5. The base material for a waterproof wall and floor according to claim 1, wherein the modified cardanol is prepared by the following steps: under the protection of nitrogen, adding 6,6,6-trifluoro-1-iodohexane, sodium bicarbonate, cardanol and sodium dithionite into acetonitrile, and heating and refluxing for reaction for 3 h to obtain an intermediate product; and adding the intermediate product, mercaptoethanol and a photoinitiator 2-hydroxy-2-methylpropiophenone into ethyl acetate, and stirring and reacting for 10 h under the irradiation of ultraviolet light to obtain the modified cardanol.

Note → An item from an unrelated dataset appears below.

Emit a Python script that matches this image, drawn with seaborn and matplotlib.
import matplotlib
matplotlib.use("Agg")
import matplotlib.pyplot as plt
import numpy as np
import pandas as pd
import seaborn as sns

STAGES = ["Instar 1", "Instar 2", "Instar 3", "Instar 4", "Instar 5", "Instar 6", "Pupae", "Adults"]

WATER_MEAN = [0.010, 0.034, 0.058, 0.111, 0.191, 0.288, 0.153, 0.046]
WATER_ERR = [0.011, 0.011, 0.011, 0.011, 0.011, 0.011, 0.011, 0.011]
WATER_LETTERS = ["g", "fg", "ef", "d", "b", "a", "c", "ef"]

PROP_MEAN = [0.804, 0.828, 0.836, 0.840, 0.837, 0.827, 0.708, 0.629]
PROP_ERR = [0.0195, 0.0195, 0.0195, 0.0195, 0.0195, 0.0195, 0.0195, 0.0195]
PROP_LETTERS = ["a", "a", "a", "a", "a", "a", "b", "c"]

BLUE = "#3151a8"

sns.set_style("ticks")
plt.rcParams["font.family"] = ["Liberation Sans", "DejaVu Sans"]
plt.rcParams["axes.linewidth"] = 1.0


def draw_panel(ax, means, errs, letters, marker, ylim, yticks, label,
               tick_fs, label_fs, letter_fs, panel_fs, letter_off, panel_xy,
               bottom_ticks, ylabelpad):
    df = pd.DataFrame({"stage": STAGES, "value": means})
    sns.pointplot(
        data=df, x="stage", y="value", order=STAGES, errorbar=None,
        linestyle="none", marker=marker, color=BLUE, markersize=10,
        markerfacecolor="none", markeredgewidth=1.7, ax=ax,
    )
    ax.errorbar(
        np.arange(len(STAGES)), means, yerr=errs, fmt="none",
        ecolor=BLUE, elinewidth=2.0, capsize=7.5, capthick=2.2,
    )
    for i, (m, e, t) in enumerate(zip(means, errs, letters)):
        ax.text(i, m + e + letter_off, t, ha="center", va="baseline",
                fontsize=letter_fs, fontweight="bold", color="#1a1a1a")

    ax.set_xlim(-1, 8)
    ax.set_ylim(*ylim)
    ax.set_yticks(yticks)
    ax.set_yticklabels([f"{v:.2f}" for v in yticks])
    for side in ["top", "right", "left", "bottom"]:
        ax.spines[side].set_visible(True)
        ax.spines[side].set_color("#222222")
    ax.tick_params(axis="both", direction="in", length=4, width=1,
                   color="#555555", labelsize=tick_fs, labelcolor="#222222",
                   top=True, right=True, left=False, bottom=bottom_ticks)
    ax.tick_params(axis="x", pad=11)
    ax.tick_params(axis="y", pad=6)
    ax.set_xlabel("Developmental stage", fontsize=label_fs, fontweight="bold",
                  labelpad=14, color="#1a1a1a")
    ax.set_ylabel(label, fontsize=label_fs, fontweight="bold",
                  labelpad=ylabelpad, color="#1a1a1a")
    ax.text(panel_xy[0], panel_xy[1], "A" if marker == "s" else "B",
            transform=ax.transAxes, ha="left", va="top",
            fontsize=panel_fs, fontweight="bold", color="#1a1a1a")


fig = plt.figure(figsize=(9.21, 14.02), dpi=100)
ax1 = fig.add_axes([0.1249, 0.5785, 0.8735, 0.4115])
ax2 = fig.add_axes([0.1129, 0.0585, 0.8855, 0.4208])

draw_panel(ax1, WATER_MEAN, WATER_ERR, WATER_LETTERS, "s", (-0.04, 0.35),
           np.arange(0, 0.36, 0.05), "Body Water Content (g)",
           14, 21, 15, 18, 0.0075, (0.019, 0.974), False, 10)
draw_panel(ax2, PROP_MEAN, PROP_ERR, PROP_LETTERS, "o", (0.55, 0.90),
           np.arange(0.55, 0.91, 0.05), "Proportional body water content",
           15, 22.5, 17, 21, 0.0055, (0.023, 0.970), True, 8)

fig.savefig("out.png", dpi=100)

6. The base material for a waterproof wall and floor according to claim 1, wherein the fiber net in the base plate has a mesh of 2-6 cm.

7. The base material for a waterproof wall and floor according to claim 1, wherein the hot-pressing is performed at a temperature of 70-80° C., the pressing is performed for 2.5-4 min/mm plate thickness, and a surface pressure is 35-40 Kg/cm2.

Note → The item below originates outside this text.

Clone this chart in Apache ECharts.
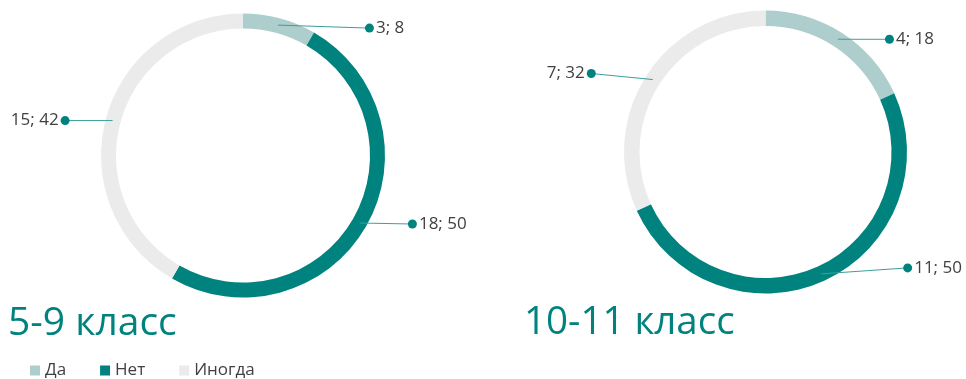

8. The base material for a waterproof wall and floor according to claim 1, wherein the component A comprises 20-22 parts by weight of modified cardanol, 15-18 parts by weight of polyether polyol, 8-10 parts by weight of hydroxyl-terminated branched polysiloxane, and 8-10 parts by weight of molecular sieve; and the component B comprises 70-80 parts by weight of isocyanate, 8-10 parts by weight of polyether polyol, 10-30 parts by weight of polyester polyol, and 2-3 parts by weight of chain extender.

9. A preparation method for the base material for a waterproof wall and floor according to claim 1, comprising the following steps: step 1: preparing a base plate; andstep 2: coating an adhesive on a surface of the base plate, then attaching the melamine decorative paper, and placing for 3 days at a temperature of 20° C. to obtain the base material for the waterproof wall and floor.